ABU DHABI // There is no cure for Friedreich’s ataxia, and patients should not fall for false promises, a doctor says.
Dr Numan Amir, a senior consultant neurologist at Sheikh Khalifa Medical City, says that while this is a “pessimistic view of the prognosis”, it is the reality.
While medications can be used to treat some of the disease’s symptoms, nothing has been conclusively helpful for the underlying problem.
“You can try medication for coordination, for example, but it [loss] is caused because there are cells in the nucleus of the brain that die and there are cells in the spine that have died as well. You cannot bring that back to life. You also have cells in the heart that die,” he notes.
“You can’t stop them from dying. Will there be a cure?
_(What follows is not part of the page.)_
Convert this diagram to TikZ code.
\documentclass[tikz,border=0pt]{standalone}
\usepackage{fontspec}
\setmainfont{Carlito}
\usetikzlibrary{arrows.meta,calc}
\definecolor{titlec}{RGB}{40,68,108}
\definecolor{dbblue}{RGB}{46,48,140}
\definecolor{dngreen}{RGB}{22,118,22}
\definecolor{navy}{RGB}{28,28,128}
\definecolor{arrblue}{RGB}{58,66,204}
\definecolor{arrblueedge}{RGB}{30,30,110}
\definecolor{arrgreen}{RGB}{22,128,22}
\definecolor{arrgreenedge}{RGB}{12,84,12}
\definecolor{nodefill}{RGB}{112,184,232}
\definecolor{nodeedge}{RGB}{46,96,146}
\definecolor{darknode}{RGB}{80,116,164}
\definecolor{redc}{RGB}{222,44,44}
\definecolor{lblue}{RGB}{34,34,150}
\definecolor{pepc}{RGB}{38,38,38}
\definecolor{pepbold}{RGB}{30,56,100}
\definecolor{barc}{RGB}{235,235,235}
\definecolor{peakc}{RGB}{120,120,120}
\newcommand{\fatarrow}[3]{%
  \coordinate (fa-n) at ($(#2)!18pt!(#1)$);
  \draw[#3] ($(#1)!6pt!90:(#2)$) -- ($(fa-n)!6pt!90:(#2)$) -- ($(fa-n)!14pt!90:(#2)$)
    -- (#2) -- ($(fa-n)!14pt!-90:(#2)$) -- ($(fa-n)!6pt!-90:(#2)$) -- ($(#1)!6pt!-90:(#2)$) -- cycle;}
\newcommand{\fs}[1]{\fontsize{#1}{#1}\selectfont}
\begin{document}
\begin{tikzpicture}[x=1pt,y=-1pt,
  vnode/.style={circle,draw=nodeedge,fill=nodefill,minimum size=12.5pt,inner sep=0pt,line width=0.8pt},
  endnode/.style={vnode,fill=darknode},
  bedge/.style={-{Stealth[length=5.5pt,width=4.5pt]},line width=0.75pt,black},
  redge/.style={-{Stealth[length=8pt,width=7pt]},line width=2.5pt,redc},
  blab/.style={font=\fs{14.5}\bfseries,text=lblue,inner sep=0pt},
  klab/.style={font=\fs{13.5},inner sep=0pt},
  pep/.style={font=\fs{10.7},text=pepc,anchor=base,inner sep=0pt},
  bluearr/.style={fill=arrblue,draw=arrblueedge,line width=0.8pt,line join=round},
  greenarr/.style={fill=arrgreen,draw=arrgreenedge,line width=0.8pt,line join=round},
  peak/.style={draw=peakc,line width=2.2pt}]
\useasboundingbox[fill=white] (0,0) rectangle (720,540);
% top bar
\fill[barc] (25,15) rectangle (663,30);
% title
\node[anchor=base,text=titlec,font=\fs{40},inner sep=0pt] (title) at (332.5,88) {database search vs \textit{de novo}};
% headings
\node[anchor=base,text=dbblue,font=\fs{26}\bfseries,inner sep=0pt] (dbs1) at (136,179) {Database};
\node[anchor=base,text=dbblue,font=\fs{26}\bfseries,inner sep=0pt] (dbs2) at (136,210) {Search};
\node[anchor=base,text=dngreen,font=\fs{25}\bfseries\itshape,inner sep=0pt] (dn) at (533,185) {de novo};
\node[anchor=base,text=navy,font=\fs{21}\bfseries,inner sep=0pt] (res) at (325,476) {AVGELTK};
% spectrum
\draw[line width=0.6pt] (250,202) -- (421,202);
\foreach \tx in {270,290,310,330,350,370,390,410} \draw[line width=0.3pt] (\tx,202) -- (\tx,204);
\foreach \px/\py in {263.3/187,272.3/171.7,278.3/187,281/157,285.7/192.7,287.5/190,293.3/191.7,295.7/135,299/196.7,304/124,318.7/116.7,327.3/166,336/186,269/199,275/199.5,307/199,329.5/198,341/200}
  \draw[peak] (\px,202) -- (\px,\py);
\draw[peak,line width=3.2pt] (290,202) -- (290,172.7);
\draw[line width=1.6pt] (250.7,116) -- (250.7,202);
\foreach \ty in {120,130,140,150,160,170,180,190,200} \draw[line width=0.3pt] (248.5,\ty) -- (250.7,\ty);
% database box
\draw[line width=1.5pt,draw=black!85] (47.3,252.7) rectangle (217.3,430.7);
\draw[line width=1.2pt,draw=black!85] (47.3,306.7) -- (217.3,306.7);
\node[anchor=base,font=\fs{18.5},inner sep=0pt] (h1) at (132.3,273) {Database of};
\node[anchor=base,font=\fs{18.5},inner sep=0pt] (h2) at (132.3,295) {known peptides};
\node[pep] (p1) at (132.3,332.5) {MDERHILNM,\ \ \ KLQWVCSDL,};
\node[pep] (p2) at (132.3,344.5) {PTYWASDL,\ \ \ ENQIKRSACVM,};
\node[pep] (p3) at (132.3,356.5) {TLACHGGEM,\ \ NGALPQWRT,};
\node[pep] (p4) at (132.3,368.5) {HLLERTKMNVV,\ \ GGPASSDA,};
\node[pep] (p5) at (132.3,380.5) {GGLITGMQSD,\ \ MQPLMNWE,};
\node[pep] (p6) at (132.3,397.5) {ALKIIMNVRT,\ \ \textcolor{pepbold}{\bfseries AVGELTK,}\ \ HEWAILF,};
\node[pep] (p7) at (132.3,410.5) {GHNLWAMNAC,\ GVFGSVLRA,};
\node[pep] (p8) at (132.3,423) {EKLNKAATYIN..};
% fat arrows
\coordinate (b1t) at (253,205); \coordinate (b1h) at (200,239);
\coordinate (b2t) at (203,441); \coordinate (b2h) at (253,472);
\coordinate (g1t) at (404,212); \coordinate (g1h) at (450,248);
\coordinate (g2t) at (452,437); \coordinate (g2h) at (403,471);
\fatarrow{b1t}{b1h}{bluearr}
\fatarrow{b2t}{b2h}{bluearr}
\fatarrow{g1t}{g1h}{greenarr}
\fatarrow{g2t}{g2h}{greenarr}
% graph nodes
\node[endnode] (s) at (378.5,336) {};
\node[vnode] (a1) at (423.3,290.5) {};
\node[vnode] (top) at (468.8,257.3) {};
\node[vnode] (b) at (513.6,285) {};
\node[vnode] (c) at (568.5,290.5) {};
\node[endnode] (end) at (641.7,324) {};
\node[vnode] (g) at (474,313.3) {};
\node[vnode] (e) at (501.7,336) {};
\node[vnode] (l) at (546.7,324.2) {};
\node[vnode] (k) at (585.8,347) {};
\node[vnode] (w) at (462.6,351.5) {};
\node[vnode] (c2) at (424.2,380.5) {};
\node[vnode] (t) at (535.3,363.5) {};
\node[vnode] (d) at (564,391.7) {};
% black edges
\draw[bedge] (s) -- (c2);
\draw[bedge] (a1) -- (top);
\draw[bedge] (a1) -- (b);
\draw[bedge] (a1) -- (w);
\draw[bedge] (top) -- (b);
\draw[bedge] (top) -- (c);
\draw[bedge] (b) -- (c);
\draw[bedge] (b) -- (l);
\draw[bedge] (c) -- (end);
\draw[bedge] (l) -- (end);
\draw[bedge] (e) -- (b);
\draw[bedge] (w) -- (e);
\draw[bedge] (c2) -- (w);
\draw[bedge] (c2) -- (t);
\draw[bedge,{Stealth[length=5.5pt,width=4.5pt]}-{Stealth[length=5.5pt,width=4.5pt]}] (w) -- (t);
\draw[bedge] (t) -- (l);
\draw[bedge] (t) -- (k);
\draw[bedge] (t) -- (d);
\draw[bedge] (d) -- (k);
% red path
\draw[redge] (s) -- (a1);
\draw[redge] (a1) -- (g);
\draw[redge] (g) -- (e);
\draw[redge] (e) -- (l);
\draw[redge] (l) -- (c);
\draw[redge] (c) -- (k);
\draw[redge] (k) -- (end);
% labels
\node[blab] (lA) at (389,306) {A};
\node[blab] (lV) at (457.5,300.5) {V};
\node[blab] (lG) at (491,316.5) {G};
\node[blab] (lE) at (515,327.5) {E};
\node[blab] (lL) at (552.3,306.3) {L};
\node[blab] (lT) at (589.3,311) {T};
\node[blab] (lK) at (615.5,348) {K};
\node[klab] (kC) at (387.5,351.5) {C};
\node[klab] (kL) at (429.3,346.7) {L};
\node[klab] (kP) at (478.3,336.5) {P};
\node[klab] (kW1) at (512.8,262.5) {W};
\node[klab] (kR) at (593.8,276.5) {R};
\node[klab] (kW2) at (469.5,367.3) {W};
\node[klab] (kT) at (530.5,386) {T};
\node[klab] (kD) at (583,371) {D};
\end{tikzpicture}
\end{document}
We hope so, yes.”
But he cautioned that “you cannot put a timeframe to it”.
Friedreich’s ataxia is caused by an abnormality in a gene that is thought to control the iron level in the cells. It causes progressive damage to the nervous system that cannot be repaired.
One out of every 50 to 100 people in the Middle East carries the gene.
“The disease prevalence is unknown because there is no data,” says Dr Amir. “But it’s estimated that three people per 100,000 have the disease.”
The disease is also recessive, so it is only passed on when both parents are carriers. The average age of onset is between 10 and 13 years old.
“There is plus and minus with it, so it can start at age three,” Dr Amir says. “Usually it begins with gait abnormalities.”
The average life span of a patient with the disease is about 35 to 40. “But again, it is a range. On the one end, death can happen at age 23.”
The cause of death almost always is cardiac arrest.
The severity of the disease is determined by how damaged the affected gene is.
“There are patients who are affected more, develop the symptoms earlier and die earlier,” Dr Amir says. “There are also others who live longer and develop fewer symptoms but what is concrete is that you will not have a normal life span.”